SQLite and DuckDB connections can select local files, and .db or .duckdb files can open through the system association. Confirm path permissions and locking. If another application is writing the file, analyze a copy rather than allowing multiple tools to write concurrently.

Network drives and cloud-synced folders can introduce locking or consistency problems. Back up important files before writes. Removing the Navop connection does not normally remove the file, but SQL writes still modify it.

Configure proxies and SSH tunnels

Use SOCKS5 or HTTP CONNECT when direct access is unavailable, with proxy authentication if required. A proxy changes the route; it does not replace database TLS or authorization. Test the proxy address, credentials, destination, and policy separately.

An SSH tunnel can reuse a saved SSH/SFTP connection or define a jump host manually. Authentication supports passwords, private-key files, private-key contents, and SSH Agent. Configure the actual tunnel target when the database is not on the SSH host itself. Test SSH first, then the database.

Configure SSL/TLS

Provide a CA, client certificate, client private key, and validation mode when the driver supports them. Production systems should validate server certificates. Hostname mismatches and incorrect system time can cause failures. Keep certificate private keys out of repositories and synced Notes.

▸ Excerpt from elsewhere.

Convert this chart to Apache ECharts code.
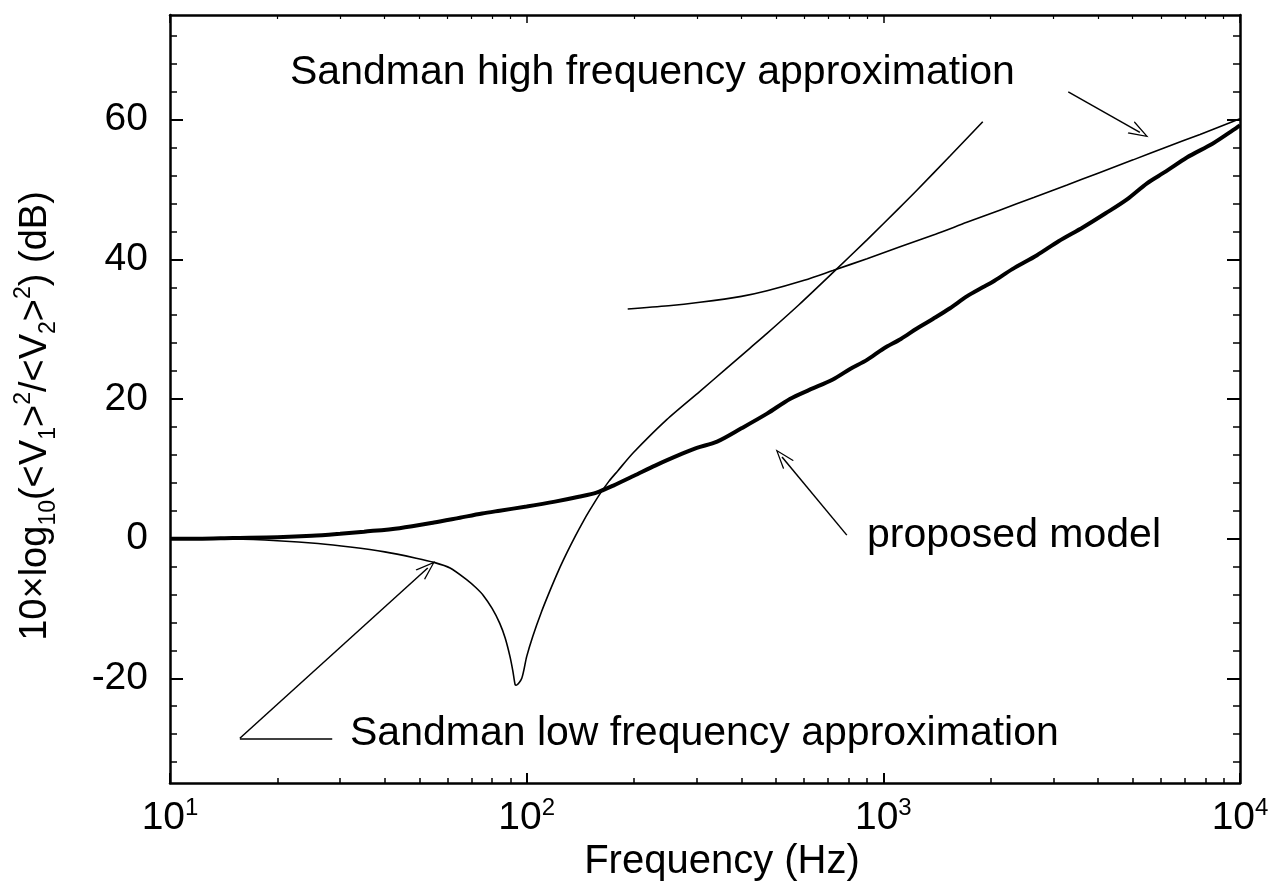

After certificate rotation, retest the connection and confirm that an extension driver supports the required TLS options.

Filter schemas and manage context

Schema filters can hide system objects, include selected schemas, exclude selected schemas, or show everything. They affect navigation only; they do not change account permissions or prevent direct SQL access. When an object appears missing, check the current database, schema, name case, permissions, and filter.

Close dependent editors, data tabs, and comparison jobs before changing connection parameters so active sessions do not continue with stale settings.